More than 50 men are on trial together. Almost all are accused of aggravated rape against Ms. Pelicot, a grandmother and retired manager at a big company, while she was in an unconscious state. Her former husband of 50 years, Dominique Pelicot, has pleaded guilty to mixing drugs into her food and drink and inviting others into their home, in a village in southern France where they had retired, to join him in raping her limp body.

While Ms. Pelicot, 71, had the right to request that the trial take place behind closed doors, she decided to make it public. She said that she did it not for her, but to protect other women.

Shame, she said, must change sides - from the victims to the perpetrators.

The accused men appear to be a gallery of working-class and middle-class French society: truck drivers, carpenters and trade workers, a nurse, an I.T. expert, a local journalist. They range in age from 26 to 74. Many have children and are in relationships.

Ms. Pelicot has said that while the men were perhaps tricked into coming into her bedroom, once they got there, she was so unconscious that it was clear that she could not have possibly given consent.

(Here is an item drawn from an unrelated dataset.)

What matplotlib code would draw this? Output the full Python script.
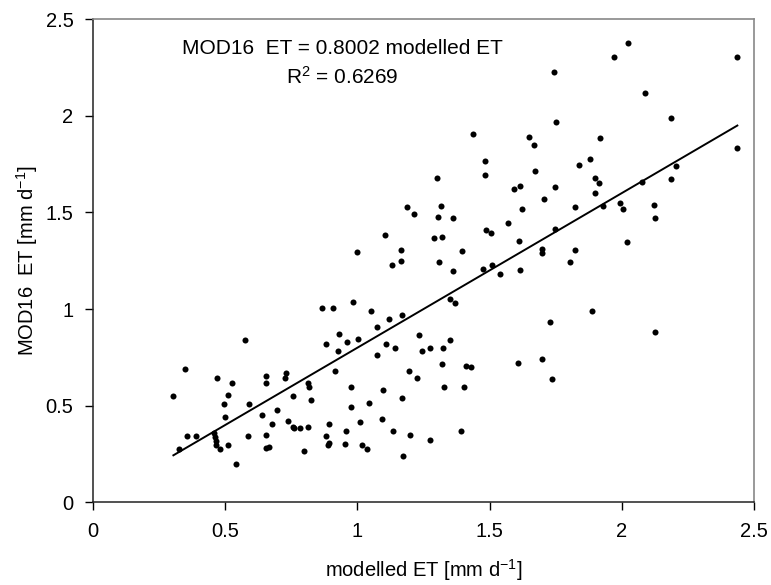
import matplotlib
matplotlib.use('Agg')
import matplotlib.pyplot as plt
import numpy as np

plt.rcParams['font.family'] = ['Liberation Sans', 'DejaVu Sans']
plt.rcParams['mathtext.default'] = 'regular'

# modelled ET vs MOD16 ET [mm d-1]
modelled_et = [
    0.575, 0.348, 0.304, 0.468, 0.525, 0.509, 0.494, 0.499, 0.590, 0.655,
    0.655, 0.730, 0.726, 0.756, 0.812, 0.816, 0.826, 0.640, 0.696, 0.676,
    0.736, 0.756, 0.761, 0.782, 0.812, 0.355, 0.390, 0.456, 0.461, 0.464,
    0.466, 0.481, 0.509, 0.327, 0.539, 0.585, 0.655, 0.655, 0.665, 0.797,
    0.999, 1.164, 1.396, 1.129, 1.164, 1.310, 1.361, 1.475, 1.510, 1.540,
    1.616, 0.867, 0.907, 0.982, 1.053, 1.073, 1.119, 1.169, 1.351, 1.370,
    0.932, 0.881, 0.927, 0.962, 1.003, 1.073, 1.109, 1.144, 1.234, 1.245,
    1.275, 1.325, 1.351, 1.320, 1.411, 1.430, 1.606, 0.917, 1.194, 1.225,
    0.977, 1.098, 1.169, 1.329, 1.405, 0.977, 1.043, 1.008, 1.093, 0.893,
    0.881, 0.957, 0.892, 0.888, 0.952, 1.018, 1.038, 1.133, 1.199, 1.275,
    1.391, 1.174,
    1.436, 1.482, 1.482, 1.300, 1.189, 1.214, 1.315, 1.305, 1.361, 1.103,
    1.290, 1.320, 1.487, 1.506,
    2.025, 1.969, 2.437, 1.742, 2.089, 2.186, 1.752, 2.437, 1.648, 1.667,
    1.919, 1.838, 1.879, 1.672, 2.206, 1.899, 1.914, 1.899, 1.591, 1.616,
    1.747, 2.075, 2.186, 1.707, 1.621, 1.823, 1.929, 1.994, 2.005, 2.121,
    2.126, 1.571, 1.747, 1.611, 1.697, 1.697, 1.823, 2.020,
    1.803, 1.889, 1.727, 2.125, 1.697, 1.737,
]
mod16_et = [
    0.838, 0.688, 0.549, 0.645, 0.618, 0.556, 0.507, 0.440, 0.509, 0.652,
    0.618, 0.668, 0.645, 0.550, 0.618, 0.597, 0.530, 0.452, 0.480, 0.405,
    0.419, 0.392, 0.385, 0.385, 0.392, 0.343, 0.343, 0.357, 0.336, 0.316,
    0.297, 0.274, 0.297, 0.274, 0.198, 0.343, 0.350, 0.281, 0.288, 0.268,
    1.296, 1.306, 1.303, 1.230, 1.249, 1.244, 1.196, 1.210, 1.227, 1.182,
    1.202, 1.004, 1.004, 1.039, 0.990, 0.907, 0.949, 0.969, 1.052, 1.032,
    0.873, 0.818, 0.783, 0.832, 0.845, 0.762, 0.818, 0.797, 0.866, 0.783,
    0.797, 0.797, 0.838, 0.714, 0.708, 0.700, 0.721, 0.680, 0.680, 0.645,
    0.597, 0.583, 0.542, 0.597, 0.597, 0.493, 0.514, 0.418, 0.431, 0.405,
    0.343, 0.371, 0.309, 0.295, 0.302, 0.295, 0.274, 0.371, 0.350, 0.323,
    0.371, 0.240,
    1.905, 1.767, 1.693, 1.679, 1.527, 1.492, 1.534, 1.479, 1.472, 1.382,
    1.368, 1.375, 1.410, 1.396,
    2.379, 2.303, 2.303, 2.229, 2.117, 1.988, 1.967, 1.836, 1.893, 1.850,
    1.886, 1.748, 1.775, 1.713, 1.741, 1.679, 1.651, 1.603, 1.624, 1.637,
    1.630, 1.658, 1.672, 1.568, 1.520, 1.527, 1.534, 1.548, 1.520, 1.541,
    1.472, 1.444, 1.417, 1.354, 1.313, 1.292, 1.306, 1.347,
    1.244, 0.990, 0.935, 0.882, 0.742, 0.638,
]
slope = 0.8002
r2 = 0.6269

x = np.array(modelled_et)
y = np.array(mod16_et)

fig = plt.figure(figsize=(7.71, 5.85), dpi=100)
ax = fig.add_axes([93 / 771, 1 - 502.3 / 585, (754 - 93) / 771, (502.3 - 19.3) / 585])

ax.scatter(x, y, s=19, color='black', linewidths=0, zorder=3)
xl = np.array([x.min(), x.max()])
ax.plot(xl, slope * xl, color='black', lw=1.4, zorder=2)

ax.set_xlim(0, 2.5)
ax.set_ylim(0, 2.5)
ax.set_xticks([0, 0.5, 1, 1.5, 2, 2.5])
ax.set_yticks([0, 0.5, 1, 1.5, 2, 2.5])
ax.set_xticklabels(['0', '0.5', '1', '1.5', '2', '2.5'])
ax.set_yticklabels(['0', '0.5', '1', '1.5', '2', '2.5'])
ax.tick_params(direction='out', length=6, width=1, labelsize=14.5, pad=8,
               top=False, right=False)

for s in ['left', 'bottom']:
    ax.spines[s].set_color('#222222')
    ax.spines[s].set_linewidth(1.1)
for s in ['top', 'right']:
    ax.spines[s].set_color('#888888')
    ax.spines[s].set_linewidth(1.2)

ax.set_xlabel(r'modelled ET [mm d$^{-1}$]', fontsize=14.5, labelpad=12)
ax.set_ylabel(r'MOD16  ET [mm d$^{-1}$]', fontsize=14.5, labelpad=4)

ax.text(0.942, 2.35, 'MOD16  ET = %.4f modelled ET' % slope, fontsize=15,
        ha='center', va='center')
ax.text(0.942, 2.203, r'R$^2$ = %.4f' % r2, fontsize=15,
        ha='center', va='center')

fig.savefig('out.png', dpi=100)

This is where the videos come in. Mr. Pelicot filmed most of the encounters, often with two cameras, and carefully edited and titled them.
Over the course of their investigation, the police found more than 20,000 videos and photographs on his electronic devices, many of them in a digital folder titled “Abuse.”

After initially ruling the videos would not be viewed because of their “indecent and shocking” nature, the judges of the criminal court in Avignon changed their minds after a heated courtroom debate on Friday. Not all the videos would be shown, announced the head judge, Roger Arata - just those videos deemed “strictly necessary” for the “manifestation of the truth.”